The State Privacy Patchwork in 2026: Opt-Out Rights, Global Privacy Control, and Where Website Enforcement Landed
Roughly twenty states now run comprehensive privacy laws, and the one requirement with the sharpest website teeth is the least visible: honoring a browser opt-out signal your site probably ignores.
The federal privacy bill that would have preempted all of this never arrived. In its absence, the states built the map. By mid-2026 roughly twenty states operate comprehensive consumer privacy laws, and while their definitions and thresholds differ, they converge on a small set of consumer rights — access, deletion, correction, and, most consequential for websites, the right to opt out of the "sale" or "sharing" of personal information for cross-context behavioral advertising.
This tracker focuses on the piece of that framework that is both the most observable on a live site and the most commonly ignored: the opt-out preference signal. It is risk intelligence, not legal advice.

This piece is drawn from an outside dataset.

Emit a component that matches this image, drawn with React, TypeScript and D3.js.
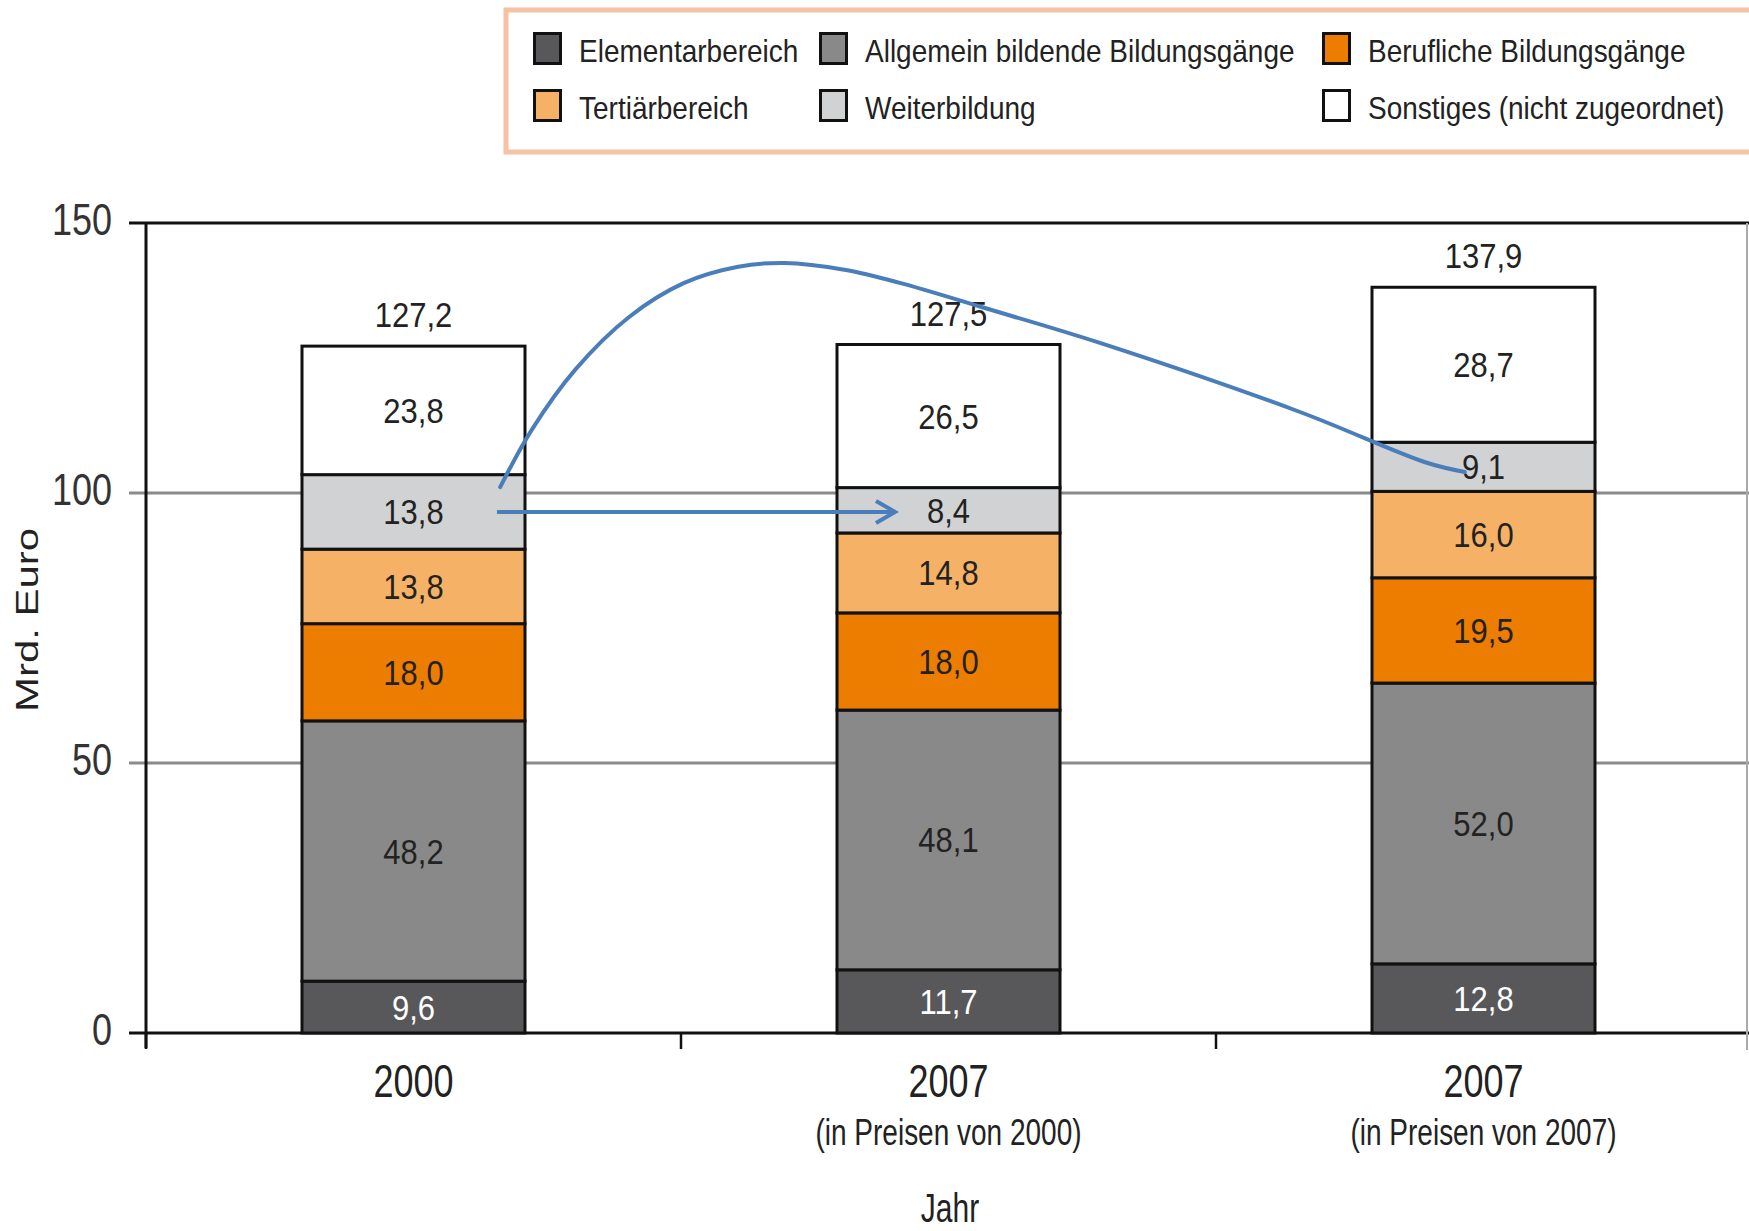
import React from "react";
import * as d3 from "d3";

const categories = ["2000", "2007", "2007"];
const subLabels = ["", "(in Preisen von 2000)", "(in Preisen von 2007)"];
const seriesNames = [
  "Elementarbereich",
  "Allgemein bildende Bildungsgänge",
  "Berufliche Bildungsgänge",
  "Tertiärbereich",
  "Weiterbildung",
  "Sonstiges (nicht zugeordnet)",
];
const elementar = [9.6, 11.7, 12.8];
const allgemein = [48.2, 48.1, 52.0];
const beruflich = [18.0, 18.0, 19.5];
const tertiaer = [13.8, 14.8, 16.0];
const weiterbildung = [13.8, 8.4, 9.1];
const sonstiges = [23.8, 26.5, 28.7];
const totals = [127.2, 127.5, 137.9];
const yTicks = [0, 50, 100, 150];
const colors = ["#58585a", "#898989", "#ec7d00", "#f5b266", "#d1d2d4", "#ffffff"];
const labelColors = ["#ffffff", "#222222", "#222222", "#222222", "#222222", "#222222"];

// annotation arrows in data space: [band offset from first bar centre (in steps), value]
const straightArrow: [number, number][] = [
  [0.156, 96.5],
  [0.9, 96.5],
];
const curveArrow: [number, number][] = [
  [0.162, 101.1],
  [0.221, 111.7],
  [0.302, 122.8],
  [0.403, 132.6],
  [0.506, 138.9],
  [0.607, 141.9],
  [0.693, 142.6],
  [0.808, 141.3],
  [0.909, 138.9],
  [1.063, 134.4],
  [1.283, 127.8],
  [1.657, 115.0],
  [1.894, 105.6],
  [1.965, 103.9],
];

const W = 1749;
const H = 1231;
const FONT = "'Liberation Sans', Arial, Helvetica, sans-serif";

const fmt = (v: number) => d3.format(".1f")(v).replace(".", ",");

function T({ x, y, sy = 1, size, anchor = "middle", fill = "#222", rotate = 0, children }: any) {
  return (
    <text
      transform={`translate(${x},${y}) scale(1,${sy})${rotate ? ` rotate(${rotate})` : ""}`}
      fontSize={size}
      fontFamily={FONT}
      textAnchor={anchor}
      fill={fill}
    >
      {children}
    </text>
  );
}

export default function App() {
  const keys = seriesNames;
  const table = categories.map((c, i) => {
    const row: any = { idx: i };
    [elementar, allgemein, beruflich, tertiaer, weiterbildung, sonstiges].forEach((arr, k) => {
      row[keys[k]] = arr[i];
    });
    return row;
  });
  const stacked = d3.stack<any>().keys(keys)(table);

  const x = d3.scaleBand<number>().domain([0, 1, 2]).range([146, 1751]).padding(0);
  const y = d3.scaleLinear().domain([0, 150]).range([1033, 223]);
  const step = x.step();
  const barW = 223;
  const cx = (i: number) => (x(i) as number) + x.bandwidth() / 2;
  const ax = (f: number) => cx(0) + f * step;

  const curvePath = d3
    .line<[number, number]>()
    .x((d) => ax(d[0]))
    .y((d) => y(d[1]))
    .curve(d3.curveCatmullRom)(curveArrow) as string;

  const sx0 = ax(straightArrow[0][0]);
  const sx1 = ax(straightArrow[1][0]);
  const sy = y(straightArrow[0][1]);

  const legendCols = [533, 819, 1322];
  const legendRows = [32, 89];

  return (
    <svg width={W} height={H} style={{ position: "absolute", left: 0, top: 0, background: "#fff" }}>
      {/* legend */}
      <rect x={506} y={10} width={1300} height={142} fill="#fff" stroke="#f6c2a3" strokeWidth={5} />
      {seriesNames.map((name, i) => {
        const lx = legendCols[i % 3];
        const ly = legendRows[Math.floor(i / 3)];
        return (
          <g key={name}>
            <rect x={lx + 1.5} y={ly + 1.5} width={26} height={30} fill={colors[i]} stroke="#111" strokeWidth={3} />
            <T x={lx + 46} y={ly + 30} sy={1.12} size={28} anchor="start">
              {name}
            </T>
          </g>
        );
      })}

      {/* grid lines */}
      {yTicks.map((t) => (
        <line
          key={t}
          x1={129}
          x2={W}
          y1={y(t)}
          y2={y(t)}
          stroke={t === 0 || t === 150 ? "#111" : "#8a8a8a"}
          strokeWidth={3}
        />
      ))}
      <line x1={1747} x2={1747} y1={y(150)} y2={1050} stroke="#aaa" strokeWidth={2} />

      {/* bars */}
      {stacked.map((s, k) =>
        s.map((d, i) => (
          <rect
            key={`${k}-${i}`}
            x={cx(i) - barW / 2}
            y={y(d[1])}
            width={barW}
            height={y(d[0]) - y(d[1])}
            fill={colors[k]}
            stroke="#111"
            strokeWidth={3}
          />
        ))
      )}
      {stacked.map((s, k) =>
        s.map((d, i) => (
          <T
            key={`l${k}-${i}`}
            x={cx(i)}
            y={(y(d[0]) + y(d[1])) / 2 + 12.5}
            sy={1.13}
            size={31}
            fill={labelColors[k]}
          >
            {fmt(d[1] - d[0])}
          </T>
        ))
      )}
      {totals.map((t, i) => (
        <T key={`t${i}`} x={cx(i)} y={y(stacked[stacked.length - 1][i][1]) - 19} sy={1.13} size={31}>
          {fmt(t)}
        </T>
      ))}

      {/* y axis */}
      <line x1={146} x2={146} y1={y(150)} y2={1048} stroke="#111" strokeWidth={3} />
      {yTicks.map((t) => (
        <T key={`yt${t}`} x={112} y={y(t) + 12} sy={1.25} size={36} anchor="end" fill="#333">
          {t}
        </T>
      ))}
      <T x={38} y={620} sy={1.31} size={32} rotate={-90} fill="#222">
        Mrd. Euro
      </T>

      {/* x axis */}
      {[0, 1, 2].map((i) => (
        <line key={`xt${i}`} x1={x(i)} x2={x(i)} y1={y(0)} y2={1049} stroke="#111" strokeWidth={2.5} />
      ))}
      {categories.map((c, i) => (
        <g key={`xl${i}`}>
          <T x={cx(i)} y={1097} sy={1.3} size={36} fill="#222">
            {c}
          </T>
          {subLabels[i] && (
            <T x={cx(i)} y={1145} sy={1.35} size={28} fill="#222">
              {subLabels[i]}
            </T>
          )}
        </g>
      ))}
      <T x={950} y={1222} sy={1.35} size={30} fill="#222">
        Jahr
      </T>

      {/* annotation arrows */}
      <path d={curvePath} fill="none" stroke="#4a7ebb" strokeWidth={4} strokeLinecap="round" />
      <line x1={sx0} x2={sx1} y1={sy} y2={sy} stroke="#4a7ebb" strokeWidth={4} />
      <path
        d={`M${sx1 - 19},${sy - 11} L${sx1},${sy} L${sx1 - 19},${sy + 11}`}
        fill="none"
        stroke="#4a7ebb"
        strokeWidth={4}
        strokeLinejoin="miter"
      />
    </svg>
  );
}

Why "sale" and "sharing" sweep in ordinary ad tech
The word "sale" misleads operators who assume it means an exchange of money. Under the California Consumer Privacy Act, as amended by the CPRA, a "sale" is any disclosure of personal information to a third party for "monetary or other valuable consideration," and "sharing" expressly reaches disclosures for cross-context behavioral advertising. Loading a third-party advertising pixel that transmits identifiers to an ad platform is, under that definition, frequently a sale or a share — even when no invoice changes hands. That is the interpretive move that pulls routine tag stacks into the statute.
Several other states use different labels — "targeted advertising," "profiling" — but land in a similar place: if your site sends identifiers to advertising partners, a consumer generally has a right to tell you to stop, and you have to provide a working way for them to do it.
Global Privacy Control: the opt-out you can't see but must honor
The requirement with the sharpest website consequences is the opt-out preference signal. California's regulations require businesses to treat a Global Privacy Control (GPC) signal — a header the browser or an extension sends automatically — as a valid request to opt out of sale and sharing. The consumer does not click anything on your banner; the signal arrives with the request, and the law expects your site to recognize it and suppress the relevant data flows.
This is where implementations fail quietly. A site can display a polished "Your Privacy Choices" link and still transmit identifiers to ad platforms for a visitor whose browser is broadcasting GPC, because the banner and the signal are never wired together. The California Attorney General's 2022 settlement with Sephora put a marker down: the failure to process GPC as a valid opt-out was treated as a CCPA violation, and later enforcement sweeps and California Privacy Protection Agency actions have kept the signal near the center of website enforcement. A growing number of states now also require honoring a universal opt-out mechanism.
What changed heading into 2026
Three shifts are worth tracking:
- More states, more live enforcement. The wave of laws that passed in 2023 to 2025 moved from "effective dates" to actual enforcement, and dedicated regulators — the CPPA in California most prominently — began issuing orders rather than guidance.
- Sensitive data got its own gate. Most of the newer laws single out sensitive categories — precise geolocation, health, biometric, and data revealing protected characteristics — for opt-in consent or a separate limitation right, which raises the stakes on trackers that can infer them.
- Opt-out signals became the enforcement shortcut. GPC is attractive to regulators precisely because it is testable at scale: a browser sends the signal, and either the site honors it or it does not. No intent, no ambiguity — just behavior on the wire.
What contested questions remain
The patchwork is not settled. States differ on private rights of action (most rely on AG enforcement; California's is limited to data-breach claims, not the opt-out rules), on the definition of a covered business, and on how cure periods work as those provisions sunset. The interaction between these laws and the wiretapping theories covered elsewhere in these pages is still being worked out, since the same tracker can implicate both a state opt-out obligation and a CIPA claim.
What is observable from outside
Most of a privacy-law compliance program is documentary, but the opt-out mechanics are directly measurable:
- Whether the site transmits identifiers to advertising third parties at all — the predicate for "sale"/"sharing."
- Whether it detects and honors a GPC signal, suppressing those transmissions when the signal is present.
- Whether a "Your Privacy Choices" or equivalent control exists and actually changes what fires, rather than only recording a preference.
- Whether trackers capable of inferring sensitive categories load before any consent.
The gap between a privacy-choices link and what the page actually sends is the same gap that drives the consent-timing cases — and, for the state laws, it is the part a regulator can test without ever reading your policy. Loading your own site with a GPC signal active and watching the request waterfall is the fastest way to see which side of that line you are on.